Foto: Isabelle Rieger/Sul21

Diário da Enchente

Inspirado no Diário da Pandemia – uma pessoa por dia, um dia de cada vez, iniciativa de Julia Dantas – o Diário da Enchente reúne relatos sobre a maior tragédia climática do Rio Grande do Sul. Editado por Luís Felipe dos Santos (@lfds85) e Raphaela Flores (@rapha_donaflor). Foto: Isabelle Rieger.

O dia de hoje, por Tatiana Cruz

*Texto enviado no dia 17 de maio de 2024.

Uma garrafa de 500ml dá umas 4 xícaras grandes de café passado ou, no meu caso, 8 canequinhas esmaltadas. 

Também é a medida exata para um banho de chaleira, levando em conta que você já terá se ensaboado, no seco mesmo, embaixo das axilas, pescoço, barriga, suas partes íntimas, as pernas e os pés, daí você só deixa água cair, quente, o luxo dos milênios. 

Uma garrafinha dessas também dura cerca de 10 rodadas de escovação dos dentes (duas pessoas), pois você nunca mais desperdiça uma gota qualquer, você escova primeiro, faz um bochecho, cospe, coloca um pouquinho dela numa tampa de garrafa térmica, repousa as mãos e usa o resto para dar uma limpada na escova e na pia e bora volver às atividades do dia. 

500 mililitros de água: estou girando em torno disso por cerca de 10 dias, mas ainda deliro em puxar uma descarga. A merda é uma merda: podem até tentar esconder, mas a merda cheira à merda, a merda tem cara de merda, a merda está aí, pra quem quiser ver.

Vejamos a merda: pisoteamos na face da Terra, achando que a Terra não tem vida. Mudamos o curso dos rios, aterramos os lagos, desmatamos a cabo a rabo, zombamos de quem escuta a natureza, pedindo licença para o uso dos recursos do ecossistema, sim desprezamos a sabedoria ecológica dos povos indígenas, achamos que somos os únicos. Mas venta do sul e as vazantes não fluem. Mas estaciona o calor no sudeste, e a chuva não tem para onde correr, chove  nas nossas cabeças, o planeta é muito mais forte, o planeta é um bicho grande com um rabo gigante que, vez por outra, se mexe e recoloca tudo em equilíbrio num sistema muito maior do que os nossos humanos umbigos terrestres. 

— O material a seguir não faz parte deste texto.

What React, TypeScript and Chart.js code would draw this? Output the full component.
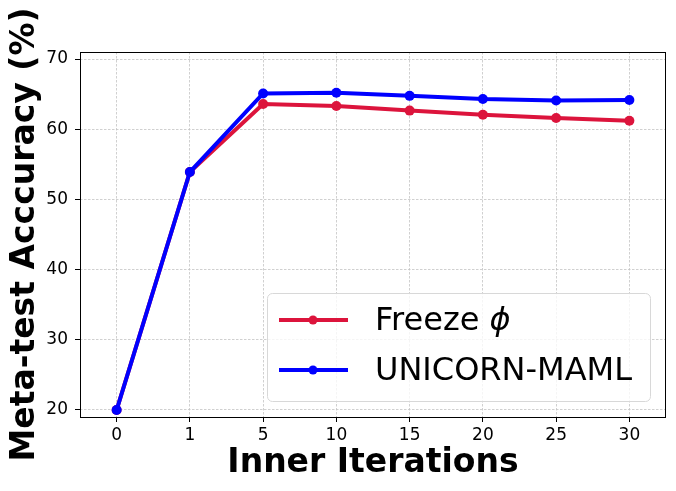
import React, { useEffect, useRef } from "react";
import { Chart, registerables } from "chart.js";

Chart.register(...registerables);

const categories = ["0", "1", "5", "10", "15", "20", "25", "30"];
const freezeValues = [20.0, 53.9, 63.6, 63.3, 62.65, 62.05, 61.6, 61.2];
const unicornValues = [20.0, 53.9, 65.1, 65.2, 64.75, 64.3, 64.1, 64.15];
const yTickValues = [20, 30, 40, 50, 60, 70];
const seriesLabels = ["Freeze \u03d5", "UNICORN-MAML"];
const seriesColors = ["#dc143c", "#0000ff"];

const FONT = "'DejaVu Sans', sans-serif";

const framePlugin = {
  id: "frame",
  afterDatasetsDraw(chart: any) {
    const { ctx, chartArea } = chart;
    ctx.save();
    ctx.strokeStyle = "#000";
    ctx.lineWidth = 1;
    ctx.setLineDash([]);
    ctx.strokeRect(
      Math.round(chartArea.left) + 0.5,
      Math.round(chartArea.top) + 0.5,
      Math.round(chartArea.right - chartArea.left) - 1,
      Math.round(chartArea.bottom - chartArea.top)
    );
    ctx.restore();
  },
};

const legendPlugin = {
  id: "innerLegend",
  afterDraw(chart: any) {
    const { ctx, chartArea } = chart;
    const boxW = 383;
    const boxH = 108;
    const x0 = chartArea.right - 16 - boxW;
    const y0 = chartArea.bottom - 16 - boxH;
    ctx.save();
    ctx.setLineDash([]);
    ctx.beginPath();
    (ctx as any).roundRect(x0 + 0.5, y0 + 0.5, boxW, boxH, 5);
    ctx.fillStyle = "rgba(255,255,255,0.8)";
    ctx.fill();
    ctx.strokeStyle = "#d8d8d8";
    ctx.lineWidth = 1;
    ctx.stroke();
    ctx.font = `32px ${FONT}`;
    ctx.textBaseline = "middle";
    ctx.textAlign = "left";
    seriesLabels.forEach((label, i) => {
      const cy = y0 + 27 + i * 50;
      ctx.strokeStyle = seriesColors[i];
      ctx.lineWidth = 4;
      ctx.beginPath();
      ctx.moveTo(x0 + 12, cy);
      ctx.lineTo(x0 + 81, cy);
      ctx.stroke();
      ctx.fillStyle = seriesColors[i];
      ctx.beginPath();
      ctx.arc(x0 + 46, cy, 4.5, 0, Math.PI * 2);
      ctx.fill();
      ctx.fillStyle = "#000";
      if (i === 0) {
        const base = "Freeze ";
        ctx.fillText(base, x0 + 108, cy + 2);
        const w = ctx.measureText(base).width;
        ctx.font = `oblique 32px ${FONT}`;
        ctx.fillText("\u03d5", x0 + 108 + w, cy + 2);
        ctx.font = `32px ${FONT}`;
      } else {
        ctx.fillText(label, x0 + 108, cy + 2);
      }
    });
    ctx.restore();
  },
};

export default function App() {
  const canvasRef = useRef<HTMLCanvasElement | null>(null);

  useEffect(() => {
    document.body.style.margin = "0";
    const canvas = canvasRef.current;
    if (!canvas) return;
    const gridCommon = {
      color: "#c4c4c4",
      lineWidth: 0.8,
      tickColor: "#000",
      tickLength: 5,
      tickWidth: 1,
      tickBorderDash: [],
    };
    const chart = new Chart(canvas, {
      type: "line",
      data: {
        labels: categories,
        datasets: [
          {
            label: seriesLabels[0],
            data: freezeValues,
            borderColor: seriesColors[0],
            backgroundColor: seriesColors[0],
            borderWidth: 4,
            pointRadius: 5,
            pointHoverRadius: 5,
            pointBorderWidth: 0,
            tension: 0,
            order: 1,
          },
          {
            label: seriesLabels[1],
            data: unicornValues,
            borderColor: seriesColors[1],
            backgroundColor: seriesColors[1],
            borderWidth: 4,
            pointRadius: 5,
            pointHoverRadius: 5,
            pointBorderWidth: 0,
            tension: 0,
            order: 0,
          },
        ],
      },
      options: {
        responsive: false,
        animation: false,
        events: [],
        layout: { padding: { top: 52, right: 10, left: 0, bottom: 0 } },
        plugins: {
          legend: { display: false },
          tooltip: { enabled: false },
          title: { display: false },
        },
        scales: {
          x: {
            type: "category",
            offset: true,
            grid: { ...gridCommon },
            border: { display: false, dash: [2.5, 1.5] },
            ticks: {
              color: "#000",
              font: { family: FONT, size: 17 },
              padding: 3,
              maxRotation: 0,
              autoSkip: false,
            },
            title: {
              display: true,
              text: "Inner Iterations",
              color: "#000",
              font: { family: FONT, size: 33, weight: "bold" },
              padding: { top: 0, bottom: 8 },
            },
            afterFit: (scale: any) => {
              scale.height = 74;
            },
          },
          y: {
            type: "linear",
            min: 19,
            max: 71,
            grid: { ...gridCommon },
            border: { display: false, dash: [2.5, 1.5] },
            afterBuildTicks: (scale: any) => {
              scale.ticks = yTickValues.map((v) => ({ value: v }));
            },
            ticks: {
              color: "#000",
              font: { family: FONT, size: 17 },
              padding: 7,
            },
            title: {
              display: true,
              text: "Meta-test Acccuracy (%)",
              color: "#000",
              font: { family: FONT, size: 33, weight: "bold" },
              padding: { top: 6, bottom: 0 },
            },
            afterFit: (scale: any) => {
              scale.width = 80;
            },
          },
        },
      },
      plugins: [framePlugin, legendPlugin],
    });
    return () => chart.destroy();
  }, []);

  return (
    <div style={{ position: "absolute", left: 0, top: 0, width: 676, height: 491, background: "#fff" }}>
      <canvas ref={canvasRef} width={676} height={491} />
    </div>
  );
}
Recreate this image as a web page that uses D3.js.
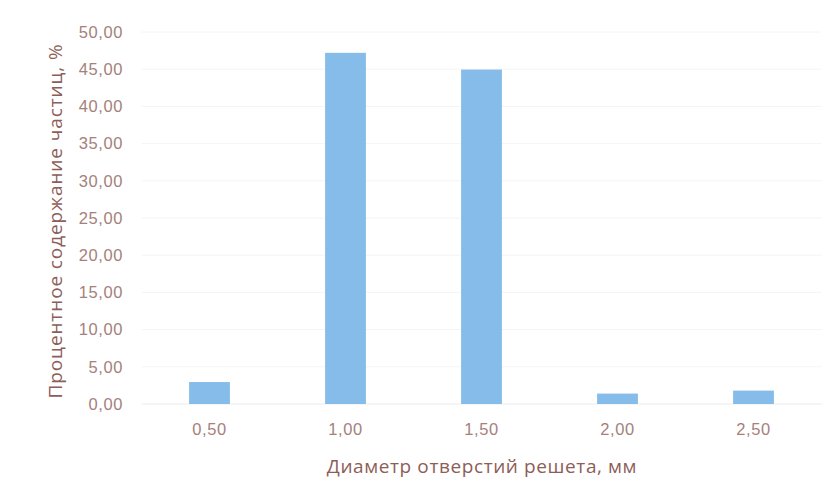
<!DOCTYPE html>
<html>
<head>
<meta charset="utf-8">
<script src="https://cdn.jsdelivr.net/npm/d3@7"></script>
<style>
  html, body { margin: 0; padding: 0; background: #ffffff; }
  svg { display: block; font-family: "Open Sans", "Noto Sans", sans-serif; }
</style>
</head>
<body>
<svg id="chart" width="835" height="503"></svg>
<script>
// Sieve hole diameters and the share of particles retained on each
const categories = ["0,50", "1,00", "1,50", "2,00", "2,50"];
const values = [2.95, 47.2, 44.95, 1.4, 1.8];
const yTicks = [0, 5, 10, 15, 20, 25, 30, 35, 40, 45, 50];
const yTitle = "Процентное содержание частиц, %";
const xTitle = "Диаметр отверстий решета, мм";

const svg = d3.select("#chart");
const plot = { left: 141.5, right: 821.5, top: 32, bottom: 404 };

const x = d3.scaleBand()
  .domain(categories)
  .range([plot.left, plot.right])
  .paddingInner(0.7)
  .paddingOuter(0.35);

const y = d3.scaleLinear()
  .domain([0, 50])
  .range([plot.bottom, plot.top]);

const fmt = v => d3.format(".2f")(v).replace(".", ",");

// faint horizontal gridlines
svg.append("g")
  .selectAll("line")
  .data(yTicks)
  .join("line")
  .attr("x1", plot.left)
  .attr("x2", plot.right)
  .attr("y1", d => y(d))
  .attr("y2", d => y(d))
  .attr("stroke", d => d === 0 ? "#ebebeb" : "#f4f4f4")
  .attr("stroke-width", 1);

// y axis labels
const yAxis = d3.axisLeft(y).tickValues(yTicks).tickFormat(fmt).tickSize(0).tickPadding(0);
const gy = svg.append("g")
  .attr("transform", `translate(123,0)`)
  .call(yAxis);
gy.select(".domain").remove();
gy.selectAll("text")
  .attr("fill", "#a5817c")
  .attr("font-size", 16.5)
  .attr("letter-spacing", "0.6px");

// x axis labels
const xAxis = d3.axisBottom(x).tickSize(0).tickPadding(0);
const gx = svg.append("g")
  .attr("transform", `translate(0,${plot.bottom + 19})`)
  .call(xAxis);
gx.select(".domain").remove();
gx.selectAll("text")
  .attr("fill", "#a5817c")
  .attr("font-size", 16.5)
  .attr("letter-spacing", "0.6px");

// bars
svg.append("g")
  .selectAll("rect")
  .data(values)
  .join("rect")
  .attr("x", (d, i) => x(categories[i]))
  .attr("width", x.bandwidth())
  .attr("y", d => y(d))
  .attr("height", d => y(0) - y(d))
  .attr("fill", "#86bce9");

// axis titles
svg.append("text")
  .attr("transform", `translate(62,221) rotate(-90)`)
  .attr("text-anchor", "middle")
  .attr("fill", "#8d5d57")
  .attr("font-size", 19)
  .attr("letter-spacing", "0.9px")
  .text(yTitle);

svg.append("text")
  .attr("x", 482)
  .attr("y", 473)
  .attr("text-anchor", "middle")
  .attr("fill", "#8d5d57")
  .attr("font-size", 19)
  .attr("letter-spacing", "0.6px")
  .text(xTitle);
</script>
</body>
</html>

Esse é o dia de hoje na enchente. Não tenho os pés molhados. Não perdi parentes, nem documentos. Não estou sem água potável e tenho alimento. E hoje até sorri vendo o sol entrando pela janela e deixando as minhas plantas amanhecerem um pouco douradas, mansamente alegres, eu até sorri e depois me senti culpada. Culpada por sorrir. Só ajudo mandando dinheiro. Dinheiro, que merda. Tudo parece fora e dentro. Meu banheiro tá cheio de merda. Nossos banheiros estão cheios de merda. E isso é pouco e isso é nada diante do tamanho todo da merda.